Scenography of the Copernican world system. Author: Andreas Cellarius (1661)

Following that episode, the Church banned the works of Copernicus and Galileo. However, in 1632 the Italian’s ideas were ratified in his book Dialogue Concerning the Two Chief World Systems, which led him to be tried by the Inquisition. On 22 June 1633, the astronomer was condemned for heresy and sentenced to indefinite detention, which led him to renounce his ideas in writing and gave rise to the legend of the phrase that he likely never uttered. The next day his sentence was commuted to house arrest. The ban on the works of Copernicus and Galileo remained until 1835, and it was not until 1992 that Pope John Paul II acknowledged the “error of the theologians of the time,” adding that “the Bible does not concern itself with the details of the physical world, the understanding of which is the competence of human experience and reasoning.”

However for the Jesuit and astronomer George Coyne, former director of the Vatican Observatory, the statement of John Paul II perpetuated “a myth” when referring to the case of Galileo as a “tragic mutual incomprehension.” “It is a genuine historical case of a continuing and real contrast between an intrinsic ecclesial structure of authority and the freedom to search for the truth in whatever human endeavour,” Coyne explained to ​ OpenMind. According to the astronomer, the “tragedy” has not been explicitly recognized, which put an end to the career of a man who was “a pioneer of modern science.”

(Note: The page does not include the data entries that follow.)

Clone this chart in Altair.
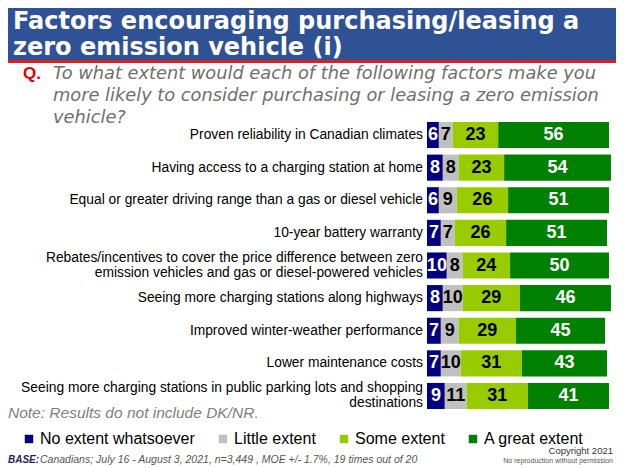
import altair as alt
import pandas as pd

# ---------------- data ----------------
categories = [
    "Proven reliability in Canadian climates",
    "Having access to a charging station at home",
    "Equal or greater driving range than a gas or diesel vehicle",
    "10-year battery warranty",
    "Rebates/incentives to cover the price difference between zero\nemission vehicles and gas or diesel-powered vehicles",
    "Seeing more charging stations along highways",
    "Improved winter-weather performance",
    "Lower maintenance costs",
    "Seeing more charging stations in public parking lots and shopping\ndestinations",
]
no_extent = [6, 8, 6, 7, 10, 8, 7, 7, 9]
little_extent = [7, 8, 9, 7, 8, 10, 9, 10, 11]
some_extent = [23, 23, 26, 26, 24, 29, 29, 31, 31]
great_extent = [56, 54, 51, 51, 50, 46, 45, 43, 41]

levels = ["No extent whatsoever", "Little extent", "Some extent", "A great extent"]
level_colors = ["#000080", "#C0C0C0", "#99CC00", "#008000"]

title_lines = ["Factors encouraging purchasing/leasing a", "zero emission vehicle (i)"]
question_lines = [
    "To what extent would each of the following factors make you",
    "more likely to consider purchasing or leasing a zero emission",
    "vehicle?",
]
note_text = "Note: Results do not include DK/NR."
base_label = "BASE:"
base_text = "Canadians; July 16 - August 3, 2021, n=3,449 , MOE +/- 1.7%, 19 times out of 20"
copyright_text = "Copyright 2021"
reproduction_text = "No reproduction without permission"

rows = []
for series, lvl in zip([no_extent, little_extent, some_extent, great_extent], levels):
    for cat, v in zip(categories, series):
        rows.append({"category": cat, "level": lvl, "value": v, "order": levels.index(lvl)})
df = pd.DataFrame(rows)
cat_df = pd.DataFrame({"category": categories})
one = pd.DataFrame({"k": [0]})

W, H = 608, 458
FONT = "Liberation Sans"
NARROW = "Liberation Sans Narrow, Liberation Sans"

yscale = alt.Scale(domain=categories, range=[110.7, 404.3], paddingInner=0.2, paddingOuter=0.1)
xscale = alt.Scale(domain=[0, 100], range=[419, 616.8], nice=False, zero=True)

base = alt.Chart(df).transform_stack(
    stack="value", groupby=["category"], as_=["x0", "x1"],
    sort=[alt.SortField("order", "ascending")]
).transform_calculate(mid="(datum.x0 + datum.x1) / 2")

bars = base.mark_bar().encode(
    y=alt.Y("category:N", scale=yscale, axis=None),
    x=alt.X("x0:Q", scale=xscale, axis=None),
    x2="x1:Q",
    color=alt.Color(
        "level:N",
        scale=alt.Scale(domain=levels, range=level_colors),
        legend=alt.Legend(
            orient="none", legendX=13, legendY=423, direction="horizontal",
            title=None, symbolType="square", symbolSize=72, symbolStrokeWidth=0,
            labelFont=FONT, labelFontSize=16, labelColor="black",
            labelOffset=3, columnPadding=20, labelLimit=300,
        ),
    ),
)

seg_labels = base.mark_text(font=FONT, fontSize=18, fontWeight="bold", baseline="middle", align="center").encode(
    y=alt.Y("category:N", scale=yscale, axis=None),
    x=alt.X("mid:Q", scale=xscale, axis=None),
    text="value:Q",
    color=alt.condition(
        "datum.level == 'No extent whatsoever' || datum.level == 'A great extent'",
        alt.value("white"), alt.value("black"),
    ),
)

cat_single = alt.Chart(cat_df).transform_filter("indexof(datum.category, '\\n') < 0").mark_text(
    font=FONT, fontSize=13.8, align="right", baseline="middle", color="black"
).encode(
    y=alt.Y("category:N", scale=yscale, axis=None),
    x=alt.value(415),
    text="category:N",
)
cat_multi = alt.Chart(cat_df).transform_filter("indexof(datum.category, '\\n') >= 0").mark_text(
    font=FONT, fontSize=13.8, align="right", baseline="middle", lineBreak="\n", lineHeight=15,
    dy=-7.5, color="black"
).encode(
    y=alt.Y("category:N", scale=yscale, axis=None),
    x=alt.value(415),
    text="category:N",
)

band = alt.Chart(one).mark_rect(color="#2F5296").encode(
    x=alt.value(0), x2=alt.value(W), y=alt.value(0), y2=alt.value(52)
)
redline = alt.Chart(one).mark_rect(color="#D91F1F").encode(
    x=alt.value(0), x2=alt.value(W), y=alt.value(52), y2=alt.value(55)
)
title = alt.Chart(one).mark_text(
    font="DejaVu Sans", fontSize=24, fontWeight="bold", color="white", align="left",
    baseline="alphabetic", lineHeight=26
).encode(x=alt.value(5), y=alt.value(21), text=alt.value(title_lines))

q_mark = alt.Chart(one).mark_text(
    font=FONT, fontSize=17, fontWeight="bold", color="#E00000", align="left", baseline="alphabetic"
).encode(x=alt.value(15), y=alt.value(71), text=alt.value("Q."))

question = alt.Chart(one).mark_text(
    font="DejaVu Sans", fontSize=17.8, fontStyle="italic", color="#6E6E6E", align="left",
    baseline="alphabetic", lineHeight=22
).encode(x=alt.value(45), y=alt.value(71), text=alt.value(question_lines))

note = alt.Chart(one).mark_text(
    font=FONT, fontSize=15.5, fontStyle="italic", color="#808080", align="left", baseline="alphabetic"
).encode(x=alt.value(0), y=alt.value(410), text=alt.value(note_text))

base_lbl = alt.Chart(one).mark_text(
    font=NARROW, fontSize=10, fontStyle="italic", fontWeight="bold", color="#1F1F5F", align="left",
    baseline="alphabetic"
).encode(x=alt.value(0), y=alt.value(455), text=alt.value(base_label))

base_txt = alt.Chart(one).mark_text(
    font=FONT, fontSize=10.5, fontStyle="italic", color="#555555", align="left", baseline="alphabetic"
).encode(x=alt.value(32), y=alt.value(455), text=alt.value(base_text))

copyright = alt.Chart(one).mark_text(
    font=NARROW, fontSize=9.5, color="#333333", align="right", baseline="alphabetic"
).encode(x=alt.value(605), y=alt.value(446), text=alt.value(copyright_text))

repro = alt.Chart(one).mark_text(
    font=FONT, fontSize=7, color="#555555", align="right", baseline="alphabetic"
).encode(x=alt.value(605), y=alt.value(455), text=alt.value(reproduction_text))

chart = alt.layer(
    band, redline, title, q_mark, question, bars, seg_labels, cat_single, cat_multi,
    note, base_lbl, base_txt, copyright, repro,
).properties(
    width=W, height=H, autosize=alt.AutoSizeParams(type="none"), padding=0
).configure_view(stroke=None)

chart.save("out.html", embed_options={"renderer": "svg", "actions": False})
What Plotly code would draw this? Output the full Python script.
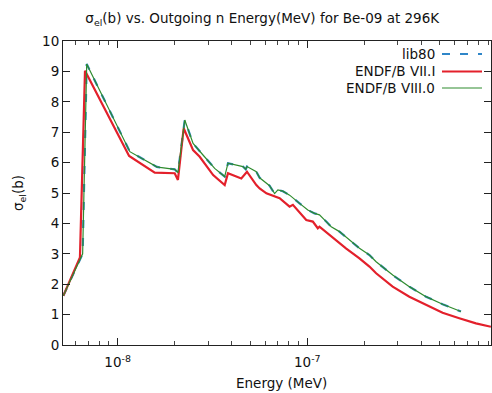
import plotly.graph_objects as go

# ---- data ----
series_names = ["lib80", "ENDF/B VII.I", "ENDF/B VIII.0"]

e_vii = [5.17e-9, 6.33e-9, 6.73e-9, 1.15e-8, 1.57e-8, 2.00e-8, 2.08e-8, 2.23e-8, 2.50e-8,
         2.71e-8, 3.19e-8, 3.67e-8, 3.82e-8, 4.49e-8, 4.81e-8, 5.39e-8, 5.61e-8, 6.09e-8,
         7.15e-8, 8.07e-8, 8.40e-8, 9.11e-8, 9.48e-8, 9.88e-8, 1.07e-7, 1.137e-7, 1.16e-7,
         1.26e-7, 1.34e-7, 1.421e-7, 1.60e-7, 1.885e-7, 2.128e-7, 2.308e-7, 2.822e-7,
         3.455e-7, 4.23e-7, 5.172e-7, 6.334e-7, 7.754e-7, 9.30e-7]
s_vii = [1.62, 2.88, 9.02, 6.22, 5.67, 5.65, 5.43, 7.13, 6.41,
         6.19, 5.59, 5.26, 5.65, 5.48, 5.70, 5.26, 5.15, 4.99,
         4.83, 4.55, 4.61, 4.35, 4.22, 4.11, 4.06, 3.84, 3.89,
         3.70, 3.58, 3.45, 3.18, 2.85, 2.58, 2.36, 1.92,
         1.59, 1.32, 1.06, 0.88, 0.71, 0.60]

e_viii = [5.17e-9, 6.33e-9, 6.54e-9, 6.87e-9, 1.16e-8, 1.61e-8, 1.67e-8, 2.00e-8, 2.08e-8,
          2.26e-8, 2.50e-8, 2.82e-8, 3.25e-8, 3.67e-8, 3.82e-8, 4.58e-8, 4.74e-8, 4.81e-8,
          5.39e-8, 5.61e-8, 6.33e-8, 6.73e-8, 7.00e-8, 7.44e-8, 8.07e-8, 9.11e-8, 1.007e-7,
          1.093e-7, 1.16e-7, 1.259e-7, 1.338e-7, 1.479e-7, 1.704e-7, 1.885e-7, 2.128e-7,
          2.308e-7, 2.822e-7, 3.455e-7, 4.23e-7, 5.172e-7, 6.465e-7]
s_viii = [1.62, 2.85, 3.00, 9.24, 6.36, 5.86, 5.84, 5.78, 5.67,
          7.40, 6.63, 6.25, 5.81, 5.54, 5.98, 5.87, 5.78, 5.87,
          5.70, 5.50, 5.24, 4.98, 5.10, 5.06, 4.93, 4.66, 4.44,
          4.33, 4.28, 4.06, 3.89, 3.73, 3.40, 3.18, 2.96,
          2.74, 2.30, 1.92, 1.59, 1.34, 1.10]

e_lib80 = list(e_viii)
s_lib80 = list(s_viii)

x_tickvals = [1e-8, 1e-7]
x_ticktext = ["10<sup>-8</sup>", "10<sup>-7</sup>"]

colors = ["#2f86c8", "#e3202b", "#2e8b2e"]
widths = [2.2, 2.2, 1.2]
dashes = ["8px,10px", "solid", "solid"]

FONT = "DejaVu Sans"
FS = 13.5
W, H = 492, 393
ML, MR, MT, MB = 63, 1, 41, 48

fig = go.Figure()
for name, e, s, c, w, d in zip(series_names, [e_lib80, e_vii, e_viii],
                               [s_lib80, s_vii, s_viii], colors, widths, dashes):
    fig.add_trace(go.Scatter(x=e, y=s, mode="lines", name=name,
                             line=dict(color=c, width=w, dash=d),
                             showlegend=False))

# manual legend (text left of sample, gnuplot style)
pw = W - ML - MR
ph = H - MT - MB
def px(xp):
    return (xp - ML) / pw
def py(yp):
    return (H - MB - yp) / ph

leg_y = [54, 71.5, 88]
annotations = []
shapes = []
for name, c, w, d, yy in zip(series_names, colors, widths, dashes, leg_y):
    annotations.append(dict(x=px(437), y=py(yy), xref="paper", yref="paper",
                            text=name, showarrow=False, xanchor="right", yanchor="middle",
                            font=dict(family=FONT, size=FS, color="#111")))
    shapes.append(dict(type="line", xref="paper", yref="paper",
                       x0=px(442), x1=px(482), y0=py(yy), y1=py(yy),
                       line=dict(color=c, width=w, dash=d)))

# axis titles
annotations.append(dict(x=px(281), y=py(383), xref="paper", yref="paper",
                        text="Energy (MeV)", showarrow=False,
                        xanchor="center", yanchor="middle",
                        font=dict(family=FONT, size=FS, color="#111")))
annotations.append(dict(x=px(19), y=py(193), xref="paper", yref="paper",
                        text="σ<sub>el</sub>(b)", showarrow=False, textangle=-90,
                        xanchor="center", yanchor="middle",
                        font=dict(family=FONT, size=FS, color="#111")))

fig.update_layout(
    width=W, height=H,
    margin=dict(l=ML, r=MR, t=MT, b=MB),
    paper_bgcolor="white", plot_bgcolor="white",
    font=dict(family=FONT, size=FS, color="#111"),
    title=dict(text="σ<sub>el</sub>(b) vs. Outgoing n Energy(MeV) for Be-09 at 296K",
               x=0.533, xanchor="center", y=1 - 18 / H, yanchor="middle",
               yref="container", font=dict(family=FONT, size=FS, color="#111")),
    annotations=annotations,
    shapes=shapes,
    xaxis=dict(type="log", range=[-8.288, -6.031], showgrid=False, zeroline=False,
               showline=True, linecolor="#222", linewidth=1, mirror="ticks",
               ticks="inside", ticklen=7, tickcolor="#222",
               tickvals=x_tickvals, ticktext=x_ticktext, ticklabelstandoff=5,
               tickfont=dict(family=FONT, size=FS, color="#111"),
               minor=dict(ticks="inside", ticklen=4, tickcolor="#444",
                          tickvals=[6e-9, 7e-9, 8e-9, 9e-9,
                                    2e-8, 3e-8, 4e-8, 5e-8, 6e-8, 7e-8, 8e-8, 9e-8,
                                    2e-7, 3e-7, 4e-7, 5e-7, 6e-7, 7e-7, 8e-7, 9e-7])),
    yaxis=dict(range=[0, 10], showgrid=False, zeroline=False,
               showline=True, linecolor="#222", linewidth=1, mirror="ticks",
               ticks="inside", ticklen=7, tickcolor="#222", dtick=1,
               tickfont=dict(family=FONT, size=FS, color="#111")),
)

fig.write_html("out.html")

Galileo died in 1642, blind because of glaucoma and still under house arrest. Eppur si muove? The truth is that never broke his oath. Shortly before his death, he wrote, “the falsity of the Copernican system ought not to be doubted in any way, and most of all not by us Catholics who have the undeniable authority of Holy Scripture, interpreted by the best theologians.” But he also added, “if the observations and conjectures of Copernicus are insufficient, those of Ptolemy, Aristotle and their followers are in my view even more false.”